Maybe if you made the models a lot larger and fed them even more data, they would get much closer to faking human level intelligence, but I think scaling and diminishing returns would become a problem, with the required compute and data simply not being feasible.

The black-box nature of the model also makes it extremely difficult to make it safe and debug. In many cases you will have to put up clumsy filters or just retrain the whole model. They can't easily find the "nazi neuron" in the ANN and turn it off, or find which nodes and connections are involved in a particular faulty "decision-tree" and adjust them. They probably have some ability to refine the training of the LLM and have implemented ways to prevent "catastrophic forgetting", so they may not have to redo all the training, but it's still a black-box with a huge potential for liability. It isn't remotely safe. Also, given that RLHF (Reinforcement Learning from Human Feedback) is taking inputs from fallible and even malicious humans, I'm not sure it's actually a big plus for safety and control. They may have humans in the loop to filter training data that is fed to the central model, but that slows down and reduces the scope of corrective measures. They won't be able to make it safe and intelligent that way in a timely manner, and again, they would probably need to keep increasing the size & cost of the model as well to really achieve that.

I feel these LLMs are not a true AI revolution so much as the current Deep-Learning paradigm taken to its limits. In order to make progress from here more fundamental research will be needed for many years to create models that actually comprehend concepts and bind words to concrete meanings in spatial or abstract terms, and that can actually reason with those concepts.

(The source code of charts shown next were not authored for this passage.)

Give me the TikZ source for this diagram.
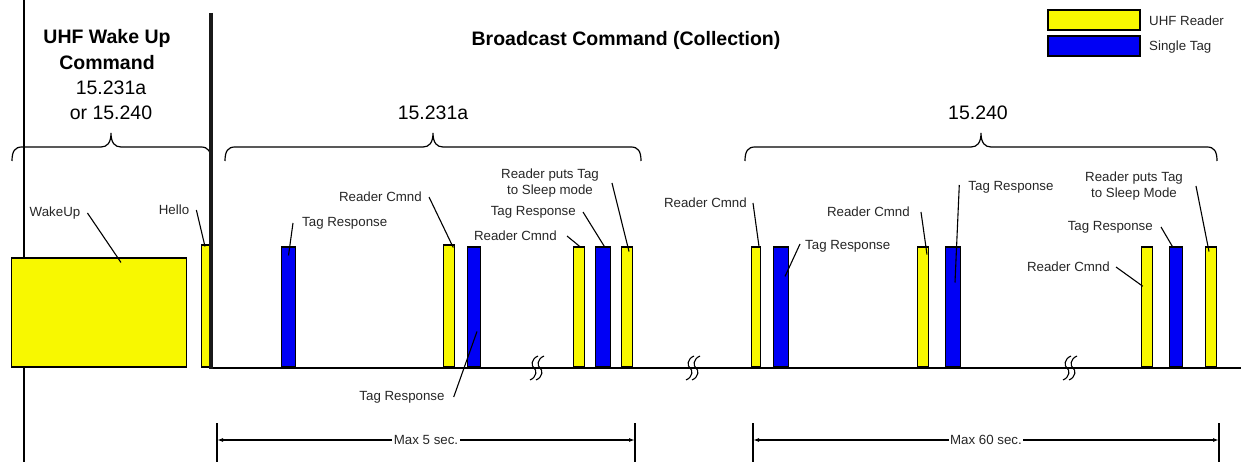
\documentclass[tikz,border=0pt]{standalone}
\usepackage{fontspec}
\setmainfont{Liberation Sans}
\usepackage{tikz}
\usetikzlibrary{arrows.meta,positioning,calc}
\definecolor{rdyel}{HTML}{F8F800}
\definecolor{tagblue}{HTML}{0000F5}

\begin{document}
\begin{tikzpicture}[x=1pt,y=-1pt,
    bar/.style={draw,line width=1.5pt,fill=#1,inner sep=0pt,anchor=south},
    lbl/.style={font=\fontsize{13.3}{15.5}\selectfont,inner sep=3pt,text=black!85},
    big/.style={font=\fontsize{19.5}{25.5}\selectfont,align=center},
    bigb/.style={font=\fontsize{19.5}{26}\selectfont\bfseries,align=center},
    lead/.style={line width=1.1pt},
    brc/.style={line width=1.2pt},
    dim/.style={line width=1.2pt,{Latex[length=6pt,width=4pt]}-{Latex[length=6pt,width=4pt]}}]
  \useasboundingbox (0,0) rectangle (1248,462);
  \def\tbrace#1#2#3{% left end, tip, right end
    \draw[brc] (#1,161) .. controls (#1,151) and (#1+3,147) .. (#1+10,147) -- (#2-10,147)
      .. controls (#2-4,147) and (#2,143) .. (#2,133) .. controls (#2,143) and (#2+4,147) .. (#2+10,147)
      -- (#3-10,147) .. controls (#3-3,147) and (#3,151) .. (#3,161);}
  \def\brk#1{% double S on the time line
    \foreach \d in {-3,3}{\draw[line width=1.1pt] (#1+\d+4,356) .. controls (#1+\d-3,359) and (#1+\d-3,366) .. (#1+\d,368)
      .. controls (#1+\d+3,370) and (#1+\d+3,377) .. (#1+\d-4,380);}}
  % headings
  \node[bigb] (hwake) at (107,50) {UHF Wake Up\\Command};
  \node[big] (hrule) at (111,100.5) {15.231a\\or 15.240};
  \node[bigb] (title) at (626,40) {Broadcast Command (Collection)};
  \node[big] (h231) at (433,113) {15.231a};
  \node[big] (h240) at (978,113) {15.240};
  \tbrace{12}{111}{211}
  \tbrace{225}{433}{641}
  \tbrace{745}{981}{1217}
  % legend
  \node[bar=rdyel,anchor=center,minimum width=92pt,minimum height=20pt] (kyel) at (1094,20) {};
  \node[bar=tagblue,anchor=center,minimum width=92pt,minimum height=20pt] (kblue) at (1094,46) {};
  \node[lbl,anchor=west] (kyeltxt) at (1146,21) {UHF Reader};
  \node[lbl,anchor=west] (kbluetxt) at (1146,47) {Single Tag};
  % time axis
  \draw[line width=1.3pt] (24,0) -- (24,462);
  \draw[line width=1.2pt] (211,368) -- (1241,368);
  \brk{537}
  \brk{693}
  \brk{1070}
  % bursts
  \node[bar=rdyel,minimum width=175pt,minimum height=109pt] (wake) at (99,368) {};
  \foreach \n/\x/\c/\w/\h in {hello/206/rdyel/9pt/122pt, t1/288.5/tagblue/14pt/120pt,
      r1/449/rdyel/11pt/122pt, t2/474/tagblue/13pt/120pt, r2/579/rdyel/11pt/120pt,
      t3/603/tagblue/15pt/120pt, r3/627/rdyel/11pt/120pt, r4/756/rdyel/9pt/120pt,
      t4/781/tagblue/15pt/120pt, r5/923/rdyel/11pt/120pt, t5/953/tagblue/15pt/120pt,
      r6/1147/rdyel/11pt/120pt, t6/1176/tagblue/13pt/120pt, r7/1211/rdyel/11pt/120pt}
    {\node[bar=\c,minimum width=\w,minimum height=\h] (\n) at (\x,368) {};}
  \draw[line width=3.2pt,black!90] (211,13) -- (211,369);
  % labels
  \node[lbl] (lwake) at (55,213) {WakeUp};
  \node[lbl] (lhello) at (174,210) {Hello};
  \node[lbl,anchor=west] (lt1) at (299,223) {Tag Response};
  \node[lbl,anchor=east] (lr1) at (425,197) {Reader Cmnd};
  \node[lbl] (lt2) at (402,397) {Tag Response};
  \node[lbl,align=center] (lsl1) at (550,183) {Reader puts Tag\\to Sleep mode};
  \node[lbl,anchor=east] (lt3) at (579,212) {Tag Response};
  \node[lbl,anchor=east] (lr2) at (560,236) {Reader Cmnd};
  \node[lbl,anchor=east] (lr4) at (750,203) {Reader Cmnd};
  \node[lbl,anchor=west] (lt4) at (802,246) {Tag Response};
  \node[lbl,anchor=east] (lr5) at (913,212) {Reader Cmnd};
  \node[lbl] (lt5) at (1011,187) {Tag Response};
  \node[lbl,align=center] (lsl2) at (1134,186) {Reader puts Tag\\to Sleep Mode};
  \node[lbl,anchor=east] (lt6) at (1156,227) {Tag Response};
  \node[lbl,anchor=east] (lr6) at (1113,267) {Reader Cmnd};
  % leader lines
  \draw[lead] ($(lwake.east)+(4,0)$) -- ($(wake.north)+(22,5)$);
  \draw[lead] ($(lhello.east)+(4,0)$) -- ($(hello.north)+(-1,2)$);
  \draw[lead] ($(lt1.west)+(-6,0)$) -- ($(t1.north)+(0,9)$);
  \draw[lead] ($(lr1.east)+(4,0)$) -- ($(r1.north east)+(-2,3)$);
  \draw[lead] ($(lt2.east)+(6,0)$) -- ($(t2.north)+(3,85)$);
  \draw[lead] ($(lsl1.east)+(10,0)$) -- ($(r3.north)+(2,5)$);
  \draw[lead] ($(lt3.east)+(4,0)$) -- ($(t3.north)+(2,1)$);
  \draw[lead] ($(lr2.east)+(7,0)$) -- ($(r2.north)+(2,1)$);
  \draw[lead] ($(lr4.east)+(3,0)$) -- ($(r4.north)+(3,0)$);
  \draw[lead] ($(lt4.west)+(-2,-2)$) -- ($(t4.north)+(4,30)$);
  \draw[lead] ($(lr5.east)+(8,0)$) -- ($(r5.north)+(4,8)$);
  \draw[lead] ($(lt5.west)+(-6,-2)$) -- ($(t5.north)+(2,36)$);
  \draw[lead] ($(lsl2.east)+(10,0)$) -- ($(r7.north)+(-2,5)$);
  \draw[lead] ($(lt6.east)+(5,0)$) -- ($(t6.north)+(-3,1)$);
  \draw[lead] ($(lr6.east)+(3,0)$) -- ($(r6.west)+(2,-21)$);
  % time limits
  \coordinate (d1a) at (217,440);
  \coordinate (d1b) at (635,440);
  \coordinate (d2a) at (753,440);
  \coordinate (d2b) at (1219,440);
  \foreach \p in {d1a,d1b,d2a,d2b}{\draw[line width=1.3pt] ($(\p)+(0,-17)$) -- ($(\p)+(0,22)$);}
  \draw[dim] (d1a) -- node[lbl,fill=white,inner sep=1.5pt] (max5) {Max 5 sec.} (d1b);
  \draw[dim] (d2a) -- node[lbl,fill=white,inner sep=1.5pt] (max60) {Max 60 sec.} (d2b);
\end{tikzpicture}
\end{document}
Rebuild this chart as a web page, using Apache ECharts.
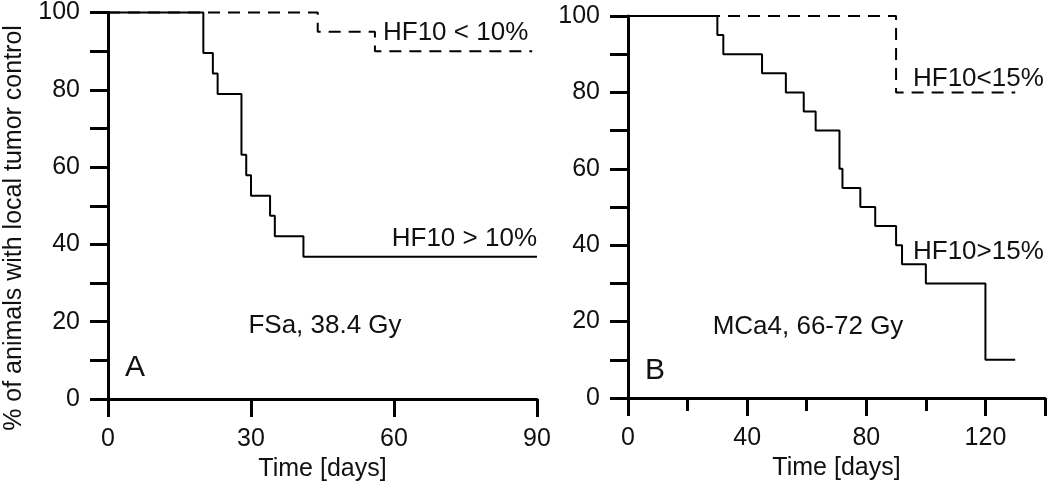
<!DOCTYPE html>
<html>
<head>
<meta charset="utf-8">
<script src="https://cdn.jsdelivr.net/npm/echarts@6/dist/echarts.min.js"></script>
<style>
  html, body { margin: 0; padding: 0; background: #fff; }
  #chart { width: 1050px; height: 487px; }
</style>
</head>
<body>
<div id="chart"></div>
<script>
// panel A: FSa, 38.4 Gy
const fsaHighDays = [0, 20, 22, 23, 28, 29, 30, 34, 35, 41, 90];
const fsaHighPct = [100, 89.5, 84.2, 78.9, 63.2, 57.9, 52.6, 47.4, 42.1, 36.8, 36.8];
const fsaLowDays = [0, 44, 56, 89];
const fsaLowPct = [100, 95, 90, 90];

// panel B: MCa4, 66-72 Gy
const mcaHighDays = [0, 30, 32, 45, 53, 59, 63, 71, 72, 78, 83, 90, 92, 100, 120, 130];
const mcaHighPct = [100, 95, 90, 85, 80, 75, 70, 60, 55, 50, 45, 40, 35, 30, 10, 10];
const mcaLowDays = [0, 90, 130];
const mcaLowPct = [100, 80, 80];

const FONT = "'Liberation Sans', Arial, sans-serif";

function pairs(xs, ys) {
  return xs.map((x, i) => [x, ys[i]]);
}

let myChart = echarts.init(document.getElementById("chart"));

function xAxisOf(idx, max, interval, minor) {
  return {
    type: "value",
    gridIndex: idx,
    min: 0,
    max: max,
    interval: interval,
    name: "Time [days]",
    nameLocation: "middle",
    nameGap: 58,
    nameTextStyle: { color: "#111", fontSize: 25, fontFamily: FONT },
    axisLine: { show: true, onZero: false, lineStyle: { color: "#000", width: 3 } },
    axisTick: { show: true, inside: false, length: 18, lineStyle: { color: "#000", width: 3 } },
    minorTick: { show: minor, splitNumber: 2, length: 13, lineStyle: { color: "#000", width: 3 } },
    splitLine: { show: false },
    axisLabel: { color: "#111", fontSize: 25, fontFamily: FONT, margin: 28, showMaxLabel: !minor },
  };
}

function yAxisOf(idx) {
  return {
    type: "value",
    gridIndex: idx,
    min: 0,
    max: 100,
    interval: 20,
    axisLine: { show: true, onZero: false, lineStyle: { color: "#000", width: 3 } },
    axisTick: { show: true, inside: false, length: 18, lineStyle: { color: "#000", width: 3 } },
    minorTick: { show: true, splitNumber: 2, length: 18, lineStyle: { color: "#000", width: 3 } },
    splitLine: { show: false },
    axisLabel: { color: "#111", fontSize: 25, fontFamily: FONT, margin: 28 },
  };
}

function stepSeries(idx, xs, ys, dashed) {
  return {
    type: "line",
    xAxisIndex: idx,
    yAxisIndex: idx,
    step: "end",
    showSymbol: false,
    clip: false,
    animation: false,
    lineStyle: { color: "#000", width: 2, type: dashed ? [12, 8] : "solid" },
    data: pairs(xs, ys),
  };
}

function txt(x, y, text, size, align) {
  return {
    type: "text",
    x: x,
    y: y,
    style: {
      text: text,
      fill: "#111",
      font: size + "px " + FONT,
      align: align || "left",
      verticalAlign: "middle",
    },
  };
}

let option = {
  animation: false,
  grid: [
    { left: 108, top: 12, width: 429, height: 388 },
    { left: 628, top: 16, width: 417, height: 382 },
  ],
  xAxis: [xAxisOf(0, 90, 30, false), xAxisOf(1, 140, 40, true)],
  yAxis: [yAxisOf(0), yAxisOf(1)],
  series: [
    stepSeries(0, fsaHighDays, fsaHighPct, false),
    stepSeries(0, fsaLowDays, fsaLowPct, true),
    stepSeries(1, mcaHighDays, mcaHighPct, false),
    stepSeries(1, mcaLowDays, mcaLowPct, true),
  ],
  graphic: [
    {
      type: "text",
      x: 14,
      y: 228,
      rotation: Math.PI / 2,
      style: {
        text: "% of animals with local tumor control",
        fill: "#111",
        font: "25px " + FONT,
        align: "center",
        verticalAlign: "middle",
      },
    },
    txt(383, 33, "HF10 < 10%", 26),
    txt(537, 239, "HF10 > 10%", 26, "right"),
    txt(325, 326, "FSa, 38.4 Gy", 26, "center"),
    txt(125, 368, "A", 30),
    txt(913, 79, "HF10<15%", 26),
    txt(913, 252, "HF10>15%", 26),
    txt(808, 327, "MCa4, 66-72 Gy", 26, "center"),
    txt(645, 371, "B", 30),
  ],
};

myChart.setOption(option);
</script>
</body>
</html>
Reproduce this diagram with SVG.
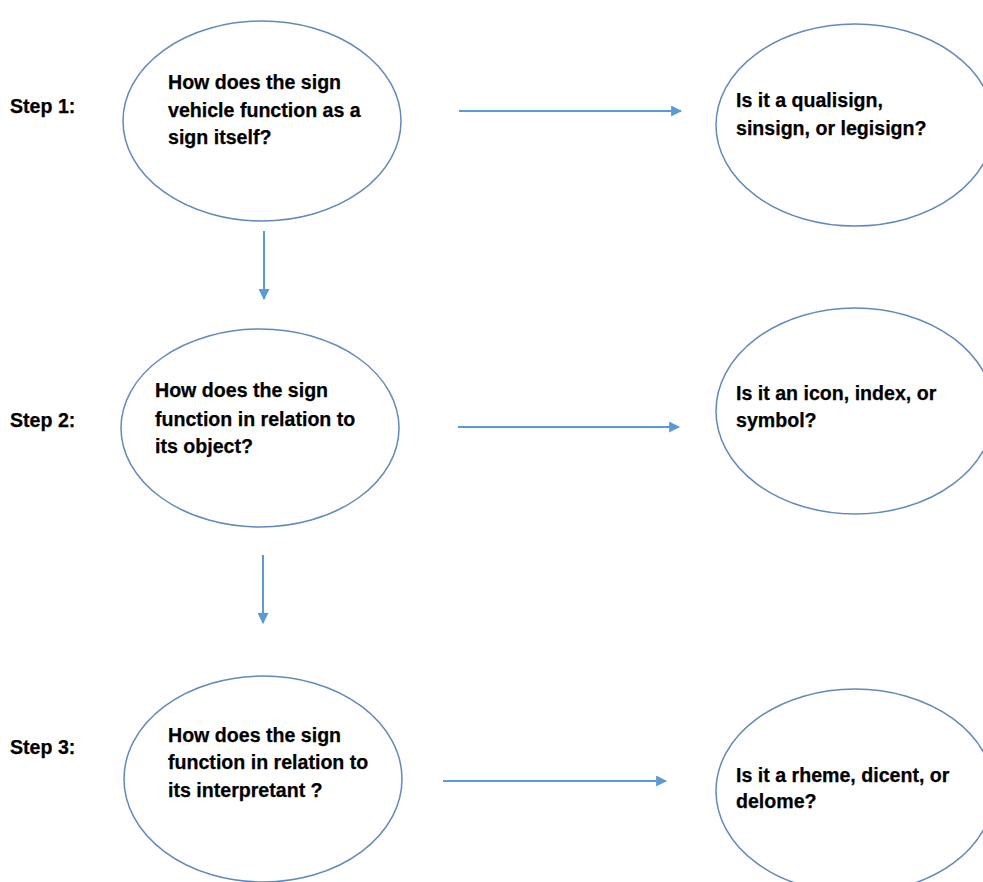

We'll need models that don't just run in feed-forward mode but can perceive and reason actively, sensing uncertainty or absurdity in their own outputs and then iterating more on them to correct them before submitting to the user.

All of that is easier said than done. In fact, we only have the foggiest notion of how to do it, as far as I have read. I think we still have a decade or two until things like ChatGPT can be made accurate and safe.